What’s the difference between a gyro and a shawarma and Why Do People Confuse Them?

At first glance, gyros and shawarma look like the same thing. The meat for both is shaved from a large cone that slowly turns and roasts all day, cooking the meat in its own juices. And below this surface of similarity, the two meals share a common ancestor: the doner kebab. Invented in Turkey in the 18th or 19th century, doner kebab means “rotating grilled meat.”

When it was introduced to Greece, the locals named it “gyros,” the Greek word for “turn.” Likewise, when it spread through the Middle East, it was called “shawarma,” an Arabic word for “turning.” Of course, if you’ve ever seen the meat spinning on a rotisserie, you understand why these names stuck.

The Gyro is a Greek dish and usually uses a combination of ground lamb and ground beaf. The meat is seasoned with a blend of oregano, rosemary, thyme and marjoram and made into a loaf and cooked on a tall spit. The garnishes comprise tomatoes, onion and tzatziki sauce, a yogurt sauce seasoned with cucumbers and dill and sometimes garlic.

The Shawarma’s origins, on the other hand, are less definitive, but essentially Middle Eastern. The meat is usually lamb, chicken or turkey and consists of chunks of meat (rather than a ground loaf).
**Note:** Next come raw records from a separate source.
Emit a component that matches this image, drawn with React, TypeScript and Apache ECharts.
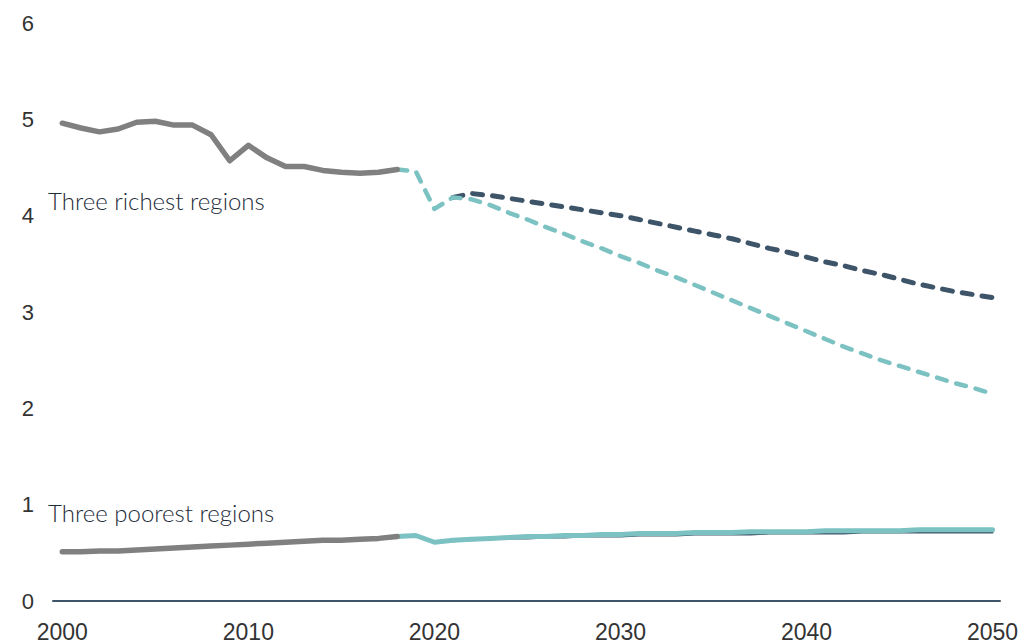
import React, { useEffect, useRef } from "react";
import * as echarts from "echarts";

const histYears = [2000, 2001, 2002, 2003, 2004, 2005, 2006, 2007, 2008, 2009, 2010, 2011, 2012, 2013, 2014, 2015, 2016, 2017, 2018];
const richHist = [4.96, 4.91, 4.87, 4.9, 4.97, 4.98, 4.94, 4.94, 4.84, 4.57, 4.73, 4.6, 4.51, 4.51, 4.47, 4.45, 4.44, 4.45, 4.48];
const poorHist = [0.51, 0.51, 0.52, 0.52, 0.53, 0.54, 0.55, 0.56, 0.57, 0.58, 0.59, 0.6, 0.61, 0.62, 0.63, 0.63, 0.64, 0.65, 0.67];

const projYears = [2018, 2019, 2020, 2021, 2022, 2023, 2024, 2025, 2026, 2027, 2028, 2029, 2030, 2031, 2032, 2033, 2034, 2035, 2036, 2037, 2038, 2039, 2040, 2041, 2042, 2043, 2044, 2045, 2046, 2047, 2048, 2049, 2050];
const richTeal = [4.48, 4.46, 4.07, 4.19, 4.17, 4.11, 4.03, 3.96, 3.88, 3.81, 3.73, 3.66, 3.58, 3.51, 3.43, 3.36, 3.28, 3.2, 3.12, 3.04, 2.96, 2.88, 2.8, 2.72, 2.64, 2.57, 2.5, 2.44, 2.38, 2.32, 2.26, 2.21, 2.15];
const poorTeal = [0.67, 0.68, 0.61, 0.63, 0.64, 0.65, 0.66, 0.67, 0.67, 0.68, 0.68, 0.69, 0.69, 0.7, 0.7, 0.7, 0.71, 0.71, 0.71, 0.72, 0.72, 0.72, 0.72, 0.73, 0.73, 0.73, 0.73, 0.73, 0.74, 0.74, 0.74, 0.74, 0.74];

const darkYears = [2021, 2022, 2023, 2024, 2025, 2026, 2027, 2028, 2029, 2030, 2031, 2032, 2033, 2034, 2035, 2036, 2037, 2038, 2039, 2040, 2041, 2042, 2043, 2044, 2045, 2046, 2047, 2048, 2049, 2050];
const richDark = [4.19, 4.23, 4.21, 4.18, 4.15, 4.12, 4.09, 4.06, 4.03, 4.0, 3.96, 3.92, 3.88, 3.84, 3.8, 3.76, 3.71, 3.66, 3.62, 3.57, 3.52, 3.48, 3.43, 3.39, 3.34, 3.29, 3.25, 3.21, 3.18, 3.15];
const poorDarkYears = [2020, 2021, 2022, 2023, 2024, 2025, 2026, 2027, 2028, 2029, 2030, 2031, 2032, 2033, 2034, 2035, 2036, 2037, 2038, 2039, 2040, 2041, 2042, 2043, 2044, 2045, 2046, 2047, 2048, 2049, 2050];
const poorDark = [0.61, 0.62, 0.63, 0.64, 0.65, 0.65, 0.66, 0.66, 0.67, 0.67, 0.67, 0.68, 0.68, 0.68, 0.69, 0.69, 0.69, 0.69, 0.7, 0.7, 0.7, 0.7, 0.7, 0.71, 0.71, 0.71, 0.71, 0.71, 0.71, 0.71, 0.71];

const xTickLabels = [2000, 2010, 2020, 2030, 2040, 2050];
const labelRich = "Three richest regions";
const labelPoor = "Three poorest regions";

const GREY = "#808080";
const TEAL = "#7cc2c2";
const DARK = "#3e5468";
const AXIS_FONT = "'Liberation Sans', Arial, sans-serif";

const pairs = (xs: number[], ys: number[]) => xs.map((x, i) => [x, ys[i]]);

export default function App() {
  const ref = useRef<HTMLDivElement>(null);
  useEffect(() => {
    if (!ref.current) return;
    const chart = echarts.init(ref.current, null, { renderer: "svg" });
    const lineBase = { type: "line", showSymbol: false, symbol: "none", smooth: false, silent: true };
    chart.setOption({
      animation: false,
      grid: { left: 53, right: 26, top: 23, bottom: 43, containLabel: false },
      xAxis: {
        type: "value",
        min: 1999.5,
        max: 2050.4,
        splitLine: { show: false },
        axisTick: { show: false },
        axisLine: { show: true, lineStyle: { color: DARK, width: 2 } },
        axisLabel: {
          customValues: xTickLabels,
          color: "#333",
          fontSize: 23,
          fontFamily: AXIS_FONT,
          margin: 19,
          formatter: (v: number) => String(v),
        },
      },
      yAxis: {
        type: "value",
        min: 0,
        max: 6,
        interval: 1,
        splitLine: { show: false },
        axisTick: { show: false },
        axisLine: { show: false },
        axisLabel: {
          color: "#333",
          fontSize: 22,
          fontFamily: AXIS_FONT,
          margin: 19,
        },
      },
      graphic: [
        {
          type: "text",
          left: 48,
          top: 188,
          style: { text: labelRich, fill: "#1d2b3a", font: "300 24px Lato, 'Open Sans', sans-serif" },
        },
        {
          type: "text",
          left: 48,
          top: 500,
          style: { text: labelPoor, fill: "#1d2b3a", font: "300 24px Lato, 'Open Sans', sans-serif" },
        },
      ],
      series: [
        {
          ...lineBase,
          name: "poorDark",
          z: 2,
          data: pairs(poorDarkYears, poorDark),
          lineStyle: { color: DARK, width: 2, cap: "round" },
        },
        {
          ...lineBase,
          name: "poorTeal",
          z: 3,
          data: pairs(projYears, poorTeal),
          lineStyle: { color: TEAL, width: 5, cap: "round", join: "round" },
        },
        {
          ...lineBase,
          name: "richDark",
          z: 3,
          data: pairs(darkYears, richDark),
          lineStyle: { color: DARK, width: 5, type: [10, 10], cap: "round", join: "round" },
        },
        {
          ...lineBase,
          name: "richTeal",
          z: 4,
          data: pairs(projYears, richTeal),
          lineStyle: { color: TEAL, width: 4.5, type: [10, 10], cap: "round", join: "round" },
        },
        {
          ...lineBase,
          name: "richHist",
          z: 5,
          data: pairs(histYears, richHist),
          lineStyle: { color: GREY, width: 5.5, cap: "round", join: "round" },
        },
        {
          ...lineBase,
          name: "poorHist",
          z: 5,
          data: pairs(histYears, poorHist),
          lineStyle: { color: GREY, width: 5.5, cap: "round", join: "round" },
        },
      ],
    });
    return () => chart.dispose();
  }, []);
  return (
    <div
      ref={ref}
      style={{ position: "fixed", left: 0, top: 0, width: 1026, height: 644, background: "#fff" }}
    />
  );
}
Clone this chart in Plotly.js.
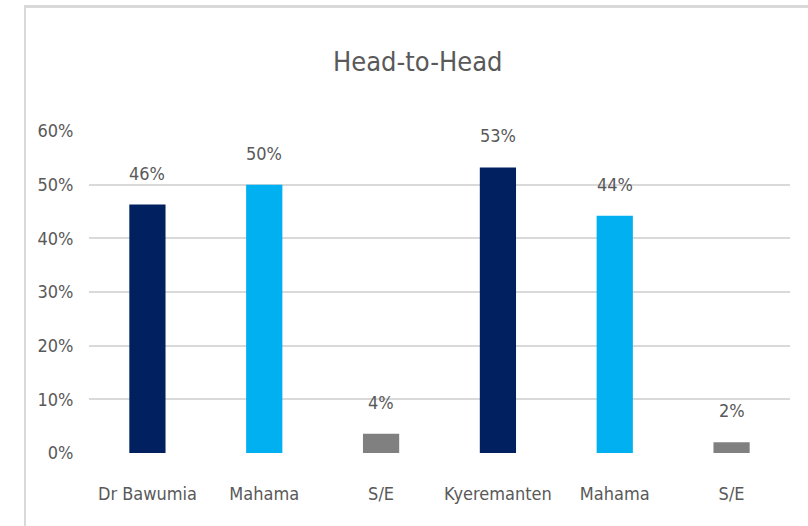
<!DOCTYPE html>
<html>
<head>
<meta charset="utf-8">
<script src="https://cdn.plot.ly/plotly-3.0.1.min.js"></script>
<style>
  html, body { margin: 0; padding: 0; background: #fff; }
  #wrap { position: relative; width: 808px; height: 526px; overflow: hidden; }
  #chart { position: absolute; left: 0; top: 0; width: 808px; height: 526px; }
  .bt { position: absolute; left: 24px; top: 5px; width: 784px; height: 3px; background: #d9d9d9; pointer-events: none; }
  .bl { position: absolute; left: 24px; top: 5px; width: 2px; height: 521px; background: #d9d9d9; pointer-events: none; }
</style>
</head>
<body>
<div id="wrap">
  <div id="chart"></div>
  <div class="bt"></div>
  <div class="bl"></div>
</div>
<script>
const categories = ["Dr Bawumia", "Mahama", "S/E", "Kyeremanten", "Mahama", "S/E"];
const values = [46.3, 50.0, 3.6, 53.2, 44.2, 2.0];
const valueLabels = ["46%", "50%", "4%", "53%", "44%", "2%"];
const barColors = ["#002060", "#00B0F0", "#808080", "#002060", "#00B0F0", "#808080"];
const yTicks = [0, 10, 20, 30, 40, 50, 60];

const FONT = "'DejaVu Sans Condensed', 'Liberation Sans Narrow', sans-serif";
const idx = categories.map((_, i) => i);

const trace = {
  type: "bar",
  x: idx,
  y: values,
  width: 0.31,
  marker: { color: barColors },
  hoverinfo: "skip"
};

const annotations = idx.map(i => ({
  x: i, y: values[i], xref: "x", yref: "y",
  text: valueLabels[i], showarrow: false,
  yanchor: "bottom", yshift: 19,
  font: { family: FONT, size: 18, color: "#595959" }
}));

const layout = {
  width: 808, height: 526,
  margin: { l: 89, r: 18, t: 131, b: 73 },
  paper_bgcolor: "#ffffff",
  plot_bgcolor: "#ffffff",
  showlegend: false,
  title: {
    text: "Head-to-Head",
    x: 0.517, xanchor: "center", xref: "container",
    y: 1 - 62 / 526, yanchor: "middle", yref: "container",
    font: { family: FONT, size: 27, color: "#595959" }
  },
  xaxis: {
    range: [-0.5, 5.5],
    tickmode: "array",
    tickvals: idx,
    ticktext: categories,
    showgrid: false,
    zeroline: false,
    showline: false,
    ticks: "outside", ticklen: 24, tickcolor: "rgba(0,0,0,0)",
    tickfont: { family: FONT, size: 18, color: "#595959" },
    fixedrange: true
  },
  yaxis: {
    range: [0, 60],
    tickmode: "array",
    tickvals: yTicks,
    ticktext: yTicks.map(v => v + "%"),
    showgrid: true, gridcolor: "#d9d9d9", gridwidth: 2,
    zeroline: false, showline: false,
    ticks: "outside", ticklen: 11, tickcolor: "rgba(0,0,0,0)",
    tickfont: { family: FONT, size: 18, color: "#595959" },
    fixedrange: true
  },
  annotations: annotations
};

Plotly.newPlot("chart", [trace], layout, { displayModeBar: false, staticPlot: true });
</script>
</body>
</html>
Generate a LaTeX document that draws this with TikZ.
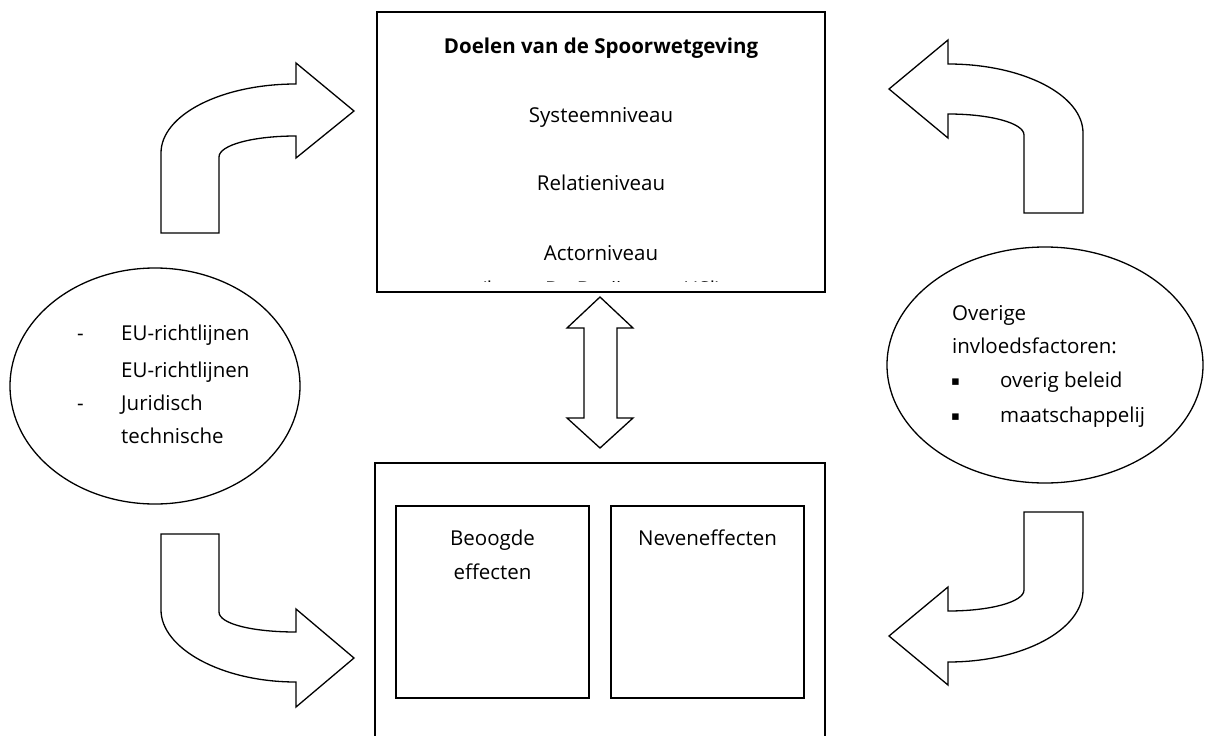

The seasoning is also quite different and is based on turmeric, cardamom, cinnamon and cloves – with many different variations on this basic mix.

However, what really sets the shawarma apart from the gyro is the garnish, or rather, the extent of the garnish. The Israeli shawarma, for example, offers generous servings of hummus, tahini and, perhaps most important, pickled mangoes.